If you're thinking about using your home equity to fund an investment property, call one of our team or book an appointment at a time that works for you. We'll run the numbers, compare your options, and make sure the structure supports what you're trying to build.
Frequently Asked Questions
How much equity can I release from my Auckland home to buy an investment property?
Most lenders let you borrow up to 80% of your home's current value, meaning you need to keep at least 20% equity in your property. The amount you can release depends on your property's value, how much you owe, and whether your income can service the higher loan.
What costs are involved in refinancing to release equity?
Expect to pay valuation fees between $600 and $1,200, legal fees from $800 to $1,500, and possibly a break fee if you exit a fixed rate early. Some lenders offer cashback or cover certain costs if you bring a large loan across.
Can I claim the interest on equity released for investment purposes?
Yes, interest on funds borrowed for investment purposes is generally tax deductible against rental income. The loan needs to be clearly tied to the investment, ideally through a separate loan facility or tracked portion of your home loan.
How long does it take to refinance and release equity in Auckland?

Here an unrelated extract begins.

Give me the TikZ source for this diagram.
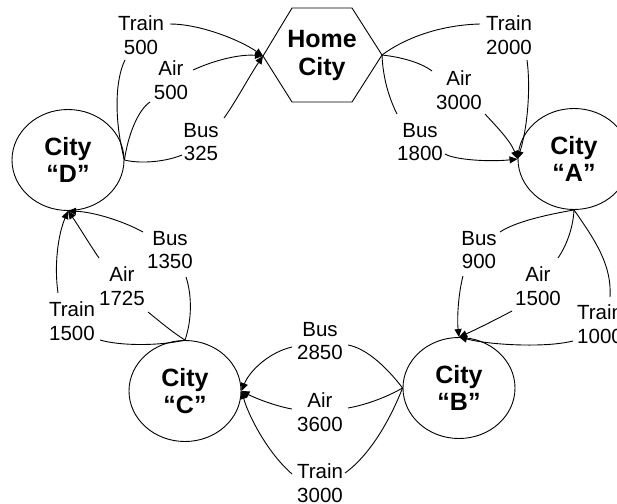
\documentclass[tikz,border=0pt]{standalone}
\usepackage{fontspec}
\setmainfont{Liberation Sans}
\usetikzlibrary{shapes.geometric,arrows.meta,calc}
\begin{document}
\begin{tikzpicture}[x=1pt,y=-1pt,
  city/.style={ellipse,draw,line width=0.9pt,minimum width=112pt,minimum height=101pt,inner sep=0pt,align=center,font=\fontsize{25}{27}\selectfont\bfseries},
  hometext/.style={inner sep=0pt,align=center,font=\fontsize{25}{28}\selectfont\bfseries},
  lbl/.style={inner sep=0pt,align=center,font=\fontsize{20.5}{23.5}\selectfont},
  link/.style={line width=0.9pt},
  arr/.style={line width=0.9pt,-{Triangle[length=8pt,width=7pt]}}]
\useasboundingbox (0,0) rectangle (617,503);

% Home City hexagon
\coordinate (hL) at (263,56);
\coordinate (hTL) at (292,8);
\coordinate (hTR) at (352,8);
\coordinate (hR) at (382,55);
\coordinate (hBR) at (352,102);
\coordinate (hBL) at (292,102);
\draw[line width=0.9pt] (hL) -- (hTL) -- (hTR) -- (hR) -- (hBR) -- (hBL) -- cycle;
\node[hometext] (home) at (322,55) {Home\\City};

% cities
\node[city] (D) at (68,160) {City\\“D”};
\node[city] (A) at (574,159) {City\\“A”};
\node[city] (B) at (459,388) {City\\“B”};
\node[city] (C) at (185,391) {City\\“C”};

% labels
\node[lbl] (l1) at (141,35) {Train\\500};
\node[lbl] (l2) at (171,80) {Air\\500};
\node[lbl] (l3) at (201,142) {Bus\\325};
\node[lbl] (l4) at (509,35) {Train\\2000};
\node[lbl] (l5) at (459,90) {Air\\3000};
\node[lbl] (l6) at (420,142) {Bus\\1800};
\node[lbl] (l7) at (479,250) {Bus\\900};
\node[lbl] (l8) at (538,286) {Air\\1500};
\node[lbl] (l9) at (600,324) {Train\\1000};
\node[lbl] (l10) at (320,341) {Bus\\2850};
\node[lbl] (l11) at (320,412) {Air\\3600};
\node[lbl] (l12) at (320,483) {Train\\3000};
\node[lbl] (l13) at (170,250) {Bus\\1350};
\node[lbl] (l14) at (122,286) {Air\\1725};
\node[lbl] (l15) at (72,321) {Train\\1500};

% D -> Home
\draw[link] (D.east) .. controls (114,120) and (115,80) .. ($(l1)+(-16,25)$);
\draw[arr] ($(l1)+(29,-11)$) .. controls (200,24) and (240,40) .. (hL);
\draw[link] (D.east) .. controls (128,135) and (138,110) .. ($(l2)+(-21,22)$);
\draw[arr] ($(l2)+(22,-10)$) .. controls (215,60) and (240,54) .. (hL);
\draw[link] (D.east) .. controls (140,164) and (165,162) .. ($(l3)+(-19,13)$);
\draw[arr] ($(l3)+(23,-24)$) .. controls (235,103) and (250,75) .. (hL);

% Home -> A
\draw[link] (hR) .. controls (405,38) and (440,25) .. ($(l4)+(-29,-11)$);
\draw[arr] ($(l4)+(18,25)$) .. controls (531,90) and (527,130) .. (A.west);
\draw[link] (hR) .. controls (400,57) and (420,62) .. ($(l5)+(-27,-19)$);
\draw[arr] ($(l5)+(26,24)$) .. controls (495,125) and (510,140) .. (A.west);
\draw[link] (hR) .. controls (383,80) and (390,100) .. ($(l6)+(-23,-28)$);
\draw[arr] ($(l6)+(25,12)$) .. controls (455,160) and (490,162) .. (A.west);

% A -> B
\draw[link] (A.south) .. controls (545,215) and (515,222) .. ($(l7)+(21,-18)$);
\draw[arr] ($(l7)+(-16,26)$) .. controls (458,295) and (457,320) .. (B.north);
\draw[link] (A.south) .. controls (573,230) and (565,248) .. ($(l8)+(20,-28)$);
\draw[arr] ($(l8)+(-26,25)$) .. controls (495,320) and (475,330) .. (B.north);
\draw[link] (A.south) .. controls (595,240) and (612,265) .. ($(l9)+(10,-27)$);
\draw[arr] ($(l9)+(-27,17)$) .. controls (545,348) and (490,345) .. (B.north);

% B -> C
\draw[link] (B.west) .. controls (385,365) and (365,348) .. ($(l10)+(28,4)$);
\draw[arr] ($(l10)+(-28,6)$) .. controls (270,352) and (250,370) .. (C.east);
\draw[link] (B.west) .. controls (385,398) and (365,405) .. ($(l11)+(28,-4)$);
\draw[arr] ($(l11)+(-28,-3)$) .. controls (275,406) and (255,398) .. (C.east);
\draw[link] (B.west) .. controls (390,420) and (370,455) .. ($(l12)+(25,-10)$);
\draw[arr] ($(l12)+(-28,-9)$) .. controls (270,455) and (250,420) .. (C.east);

% C -> D
\draw[link] (C.north) .. controls (192,320) and (192,295) .. ($(l13)+(16,27)$);
\draw[arr] ($(l13)+(-27,-18)$) .. controls (125,222) and (95,212) .. (D.south);
\draw[link] (C.north) .. controls (172,332) and (158,320) .. ($(l14)+(26,26)$);
\draw[arr] ($(l14)+(-23,-28)$) .. controls (90,245) and (78,225) .. (D.south);
\draw[link] (C.north) .. controls (160,346) and (120,346) .. ($(l15)+(28,19)$);
\draw[arr] ($(l15)+(-14,-28)$) .. controls (54,265) and (58,235) .. (D.south);
\end{tikzpicture}
\end{document}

The process typically takes four to six weeks from application to settlement. This includes property revaluation, income assessment, loan documentation, and registration if you're switching lenders.
What happens if my property value drops after I release equity?
Your loan balance stays the same, but your equity position shrinks. Lenders won't usually demand repayment unless you're in arrears, but it limits your ability to refinance or access more funds until values recover.